(Records with drawing code)
__________________________________________________

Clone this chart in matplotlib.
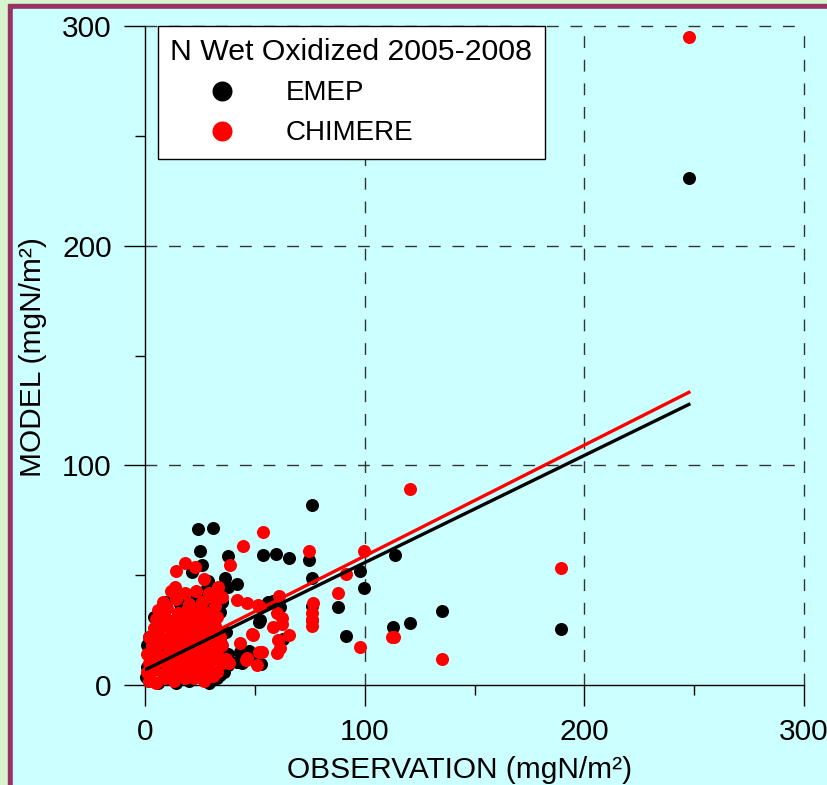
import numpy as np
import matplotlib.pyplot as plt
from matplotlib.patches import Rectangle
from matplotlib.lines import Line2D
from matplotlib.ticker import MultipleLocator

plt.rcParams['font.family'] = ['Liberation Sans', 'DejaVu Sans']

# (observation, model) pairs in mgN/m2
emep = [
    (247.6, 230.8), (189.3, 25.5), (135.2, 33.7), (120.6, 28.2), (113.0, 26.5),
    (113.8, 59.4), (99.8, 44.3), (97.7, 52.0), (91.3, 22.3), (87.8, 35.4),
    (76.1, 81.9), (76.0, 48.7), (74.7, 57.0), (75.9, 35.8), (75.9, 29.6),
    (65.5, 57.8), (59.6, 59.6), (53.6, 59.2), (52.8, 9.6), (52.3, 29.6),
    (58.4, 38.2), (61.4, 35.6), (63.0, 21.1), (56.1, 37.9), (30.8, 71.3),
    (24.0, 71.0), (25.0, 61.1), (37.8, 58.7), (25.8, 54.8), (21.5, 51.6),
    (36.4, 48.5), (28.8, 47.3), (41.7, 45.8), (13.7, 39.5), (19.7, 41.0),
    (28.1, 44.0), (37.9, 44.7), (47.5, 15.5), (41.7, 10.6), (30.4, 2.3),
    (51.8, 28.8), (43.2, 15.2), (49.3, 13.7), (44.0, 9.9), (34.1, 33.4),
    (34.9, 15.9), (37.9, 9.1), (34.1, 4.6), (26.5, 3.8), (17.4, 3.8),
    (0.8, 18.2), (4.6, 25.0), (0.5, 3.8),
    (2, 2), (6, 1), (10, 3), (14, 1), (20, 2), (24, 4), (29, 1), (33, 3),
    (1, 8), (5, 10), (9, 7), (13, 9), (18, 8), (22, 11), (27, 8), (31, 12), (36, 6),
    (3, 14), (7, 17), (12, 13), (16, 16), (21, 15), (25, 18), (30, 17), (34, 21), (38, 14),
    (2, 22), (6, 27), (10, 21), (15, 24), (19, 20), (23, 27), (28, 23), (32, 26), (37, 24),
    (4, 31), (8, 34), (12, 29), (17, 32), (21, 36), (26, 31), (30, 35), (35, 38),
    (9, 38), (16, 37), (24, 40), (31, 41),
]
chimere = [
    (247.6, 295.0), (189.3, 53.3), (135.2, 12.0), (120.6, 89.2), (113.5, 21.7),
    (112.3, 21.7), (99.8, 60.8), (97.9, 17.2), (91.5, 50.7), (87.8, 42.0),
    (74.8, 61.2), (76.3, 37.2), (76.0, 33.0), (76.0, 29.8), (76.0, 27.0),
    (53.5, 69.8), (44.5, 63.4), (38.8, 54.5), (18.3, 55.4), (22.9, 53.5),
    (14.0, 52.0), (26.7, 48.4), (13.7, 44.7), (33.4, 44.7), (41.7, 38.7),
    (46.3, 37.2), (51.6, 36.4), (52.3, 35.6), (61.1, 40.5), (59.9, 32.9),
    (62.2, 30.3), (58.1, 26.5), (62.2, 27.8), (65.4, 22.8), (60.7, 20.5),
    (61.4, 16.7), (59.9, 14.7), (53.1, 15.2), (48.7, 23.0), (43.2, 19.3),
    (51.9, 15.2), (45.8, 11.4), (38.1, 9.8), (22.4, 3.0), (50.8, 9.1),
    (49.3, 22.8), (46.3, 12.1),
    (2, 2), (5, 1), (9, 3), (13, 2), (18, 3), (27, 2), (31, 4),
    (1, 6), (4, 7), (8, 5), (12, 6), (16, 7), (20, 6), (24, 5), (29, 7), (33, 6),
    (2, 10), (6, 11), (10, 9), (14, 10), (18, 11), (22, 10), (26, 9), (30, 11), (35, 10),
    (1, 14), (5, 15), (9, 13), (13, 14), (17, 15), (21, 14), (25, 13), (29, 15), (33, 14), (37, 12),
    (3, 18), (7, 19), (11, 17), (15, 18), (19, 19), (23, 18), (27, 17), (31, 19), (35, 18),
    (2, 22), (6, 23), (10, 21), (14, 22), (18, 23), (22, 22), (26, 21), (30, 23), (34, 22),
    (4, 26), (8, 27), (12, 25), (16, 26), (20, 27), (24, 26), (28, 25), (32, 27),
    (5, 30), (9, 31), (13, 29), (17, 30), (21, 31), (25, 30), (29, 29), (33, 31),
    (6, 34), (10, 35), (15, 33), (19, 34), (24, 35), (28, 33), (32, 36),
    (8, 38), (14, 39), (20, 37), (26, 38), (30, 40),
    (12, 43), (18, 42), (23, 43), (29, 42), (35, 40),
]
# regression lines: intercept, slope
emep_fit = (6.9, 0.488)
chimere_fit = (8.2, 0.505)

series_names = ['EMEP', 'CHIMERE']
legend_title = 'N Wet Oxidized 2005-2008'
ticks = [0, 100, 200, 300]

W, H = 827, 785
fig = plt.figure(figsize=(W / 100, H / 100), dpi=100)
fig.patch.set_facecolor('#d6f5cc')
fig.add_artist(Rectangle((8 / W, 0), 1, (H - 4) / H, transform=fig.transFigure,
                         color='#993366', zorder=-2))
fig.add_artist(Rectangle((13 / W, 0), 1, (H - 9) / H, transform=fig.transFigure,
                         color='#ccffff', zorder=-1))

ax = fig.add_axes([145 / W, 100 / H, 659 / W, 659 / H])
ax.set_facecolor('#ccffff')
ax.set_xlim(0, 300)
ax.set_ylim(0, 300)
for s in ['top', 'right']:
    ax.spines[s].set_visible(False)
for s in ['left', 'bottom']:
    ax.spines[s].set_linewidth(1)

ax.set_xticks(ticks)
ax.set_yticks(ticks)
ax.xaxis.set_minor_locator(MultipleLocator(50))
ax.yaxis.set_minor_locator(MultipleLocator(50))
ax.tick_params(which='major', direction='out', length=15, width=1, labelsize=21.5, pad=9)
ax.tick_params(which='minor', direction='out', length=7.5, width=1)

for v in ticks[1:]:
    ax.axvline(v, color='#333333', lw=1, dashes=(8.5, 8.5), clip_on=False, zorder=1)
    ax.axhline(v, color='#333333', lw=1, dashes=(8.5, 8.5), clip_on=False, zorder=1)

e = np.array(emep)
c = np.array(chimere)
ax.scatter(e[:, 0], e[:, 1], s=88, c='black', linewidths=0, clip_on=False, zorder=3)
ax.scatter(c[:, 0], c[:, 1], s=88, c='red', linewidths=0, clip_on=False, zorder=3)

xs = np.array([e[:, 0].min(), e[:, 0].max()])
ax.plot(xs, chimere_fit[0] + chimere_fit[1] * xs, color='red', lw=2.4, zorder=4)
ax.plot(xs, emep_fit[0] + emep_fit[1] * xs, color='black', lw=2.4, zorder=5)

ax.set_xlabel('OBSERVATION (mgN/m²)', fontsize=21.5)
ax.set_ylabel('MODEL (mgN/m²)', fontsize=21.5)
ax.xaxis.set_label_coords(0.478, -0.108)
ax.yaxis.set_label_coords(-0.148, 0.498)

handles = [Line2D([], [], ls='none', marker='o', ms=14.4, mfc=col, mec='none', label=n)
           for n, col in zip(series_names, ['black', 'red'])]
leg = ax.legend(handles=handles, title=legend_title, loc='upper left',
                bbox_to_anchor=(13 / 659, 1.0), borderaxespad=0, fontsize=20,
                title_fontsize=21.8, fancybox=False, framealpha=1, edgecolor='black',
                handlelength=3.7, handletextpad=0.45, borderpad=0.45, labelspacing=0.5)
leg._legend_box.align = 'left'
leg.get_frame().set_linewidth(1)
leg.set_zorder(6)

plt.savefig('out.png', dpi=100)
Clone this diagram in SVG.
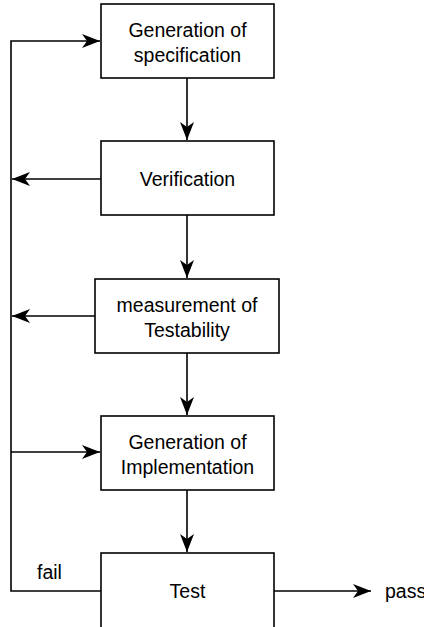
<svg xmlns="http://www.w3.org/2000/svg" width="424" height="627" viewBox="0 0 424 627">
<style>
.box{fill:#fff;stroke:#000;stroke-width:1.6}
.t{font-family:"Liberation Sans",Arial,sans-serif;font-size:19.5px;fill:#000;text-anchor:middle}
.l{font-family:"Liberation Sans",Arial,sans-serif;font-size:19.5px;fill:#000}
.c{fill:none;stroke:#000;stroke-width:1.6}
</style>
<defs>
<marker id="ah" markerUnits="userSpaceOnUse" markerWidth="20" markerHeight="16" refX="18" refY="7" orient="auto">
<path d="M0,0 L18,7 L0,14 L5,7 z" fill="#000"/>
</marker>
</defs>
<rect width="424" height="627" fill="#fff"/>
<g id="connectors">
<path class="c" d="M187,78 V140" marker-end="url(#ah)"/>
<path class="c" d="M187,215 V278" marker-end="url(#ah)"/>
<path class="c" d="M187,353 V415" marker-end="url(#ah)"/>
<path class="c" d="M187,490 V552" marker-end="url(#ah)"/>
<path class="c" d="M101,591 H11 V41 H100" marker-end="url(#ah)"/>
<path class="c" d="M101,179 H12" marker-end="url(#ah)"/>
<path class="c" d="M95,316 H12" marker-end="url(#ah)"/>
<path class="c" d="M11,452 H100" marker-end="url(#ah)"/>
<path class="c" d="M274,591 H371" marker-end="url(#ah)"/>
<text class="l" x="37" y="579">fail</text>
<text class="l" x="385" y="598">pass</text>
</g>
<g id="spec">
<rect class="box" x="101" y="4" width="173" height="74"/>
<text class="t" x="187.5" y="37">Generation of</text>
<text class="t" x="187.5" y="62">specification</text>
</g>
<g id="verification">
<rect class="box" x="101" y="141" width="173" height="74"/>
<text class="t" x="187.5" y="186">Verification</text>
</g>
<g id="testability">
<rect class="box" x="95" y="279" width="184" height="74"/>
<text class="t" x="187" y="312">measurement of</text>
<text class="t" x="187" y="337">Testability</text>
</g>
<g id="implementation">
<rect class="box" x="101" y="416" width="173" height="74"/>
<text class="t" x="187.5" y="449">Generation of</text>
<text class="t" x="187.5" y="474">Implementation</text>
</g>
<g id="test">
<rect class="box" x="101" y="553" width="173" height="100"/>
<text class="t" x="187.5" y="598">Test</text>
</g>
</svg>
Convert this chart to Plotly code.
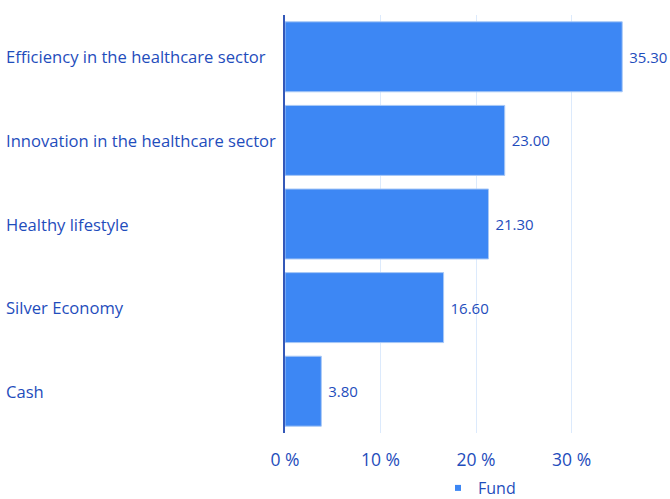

__________________________________________________

▸ Exercise brief
Return nothing but the lines running from the start of the data to the line with "plt.rcParams['font.family'] = ['Liberation", please, both ends included and no pictures.

▸ Solution to this exercise
Clone this chart in matplotlib.
import numpy as np
import matplotlib.pyplot as plt
from matplotlib.patches import Rectangle
from matplotlib.lines import Line2D
from matplotlib.ticker import MultipleLocator

plt.rcParams['font.family'] = ['Liberation Sans', 'DejaVu Sans']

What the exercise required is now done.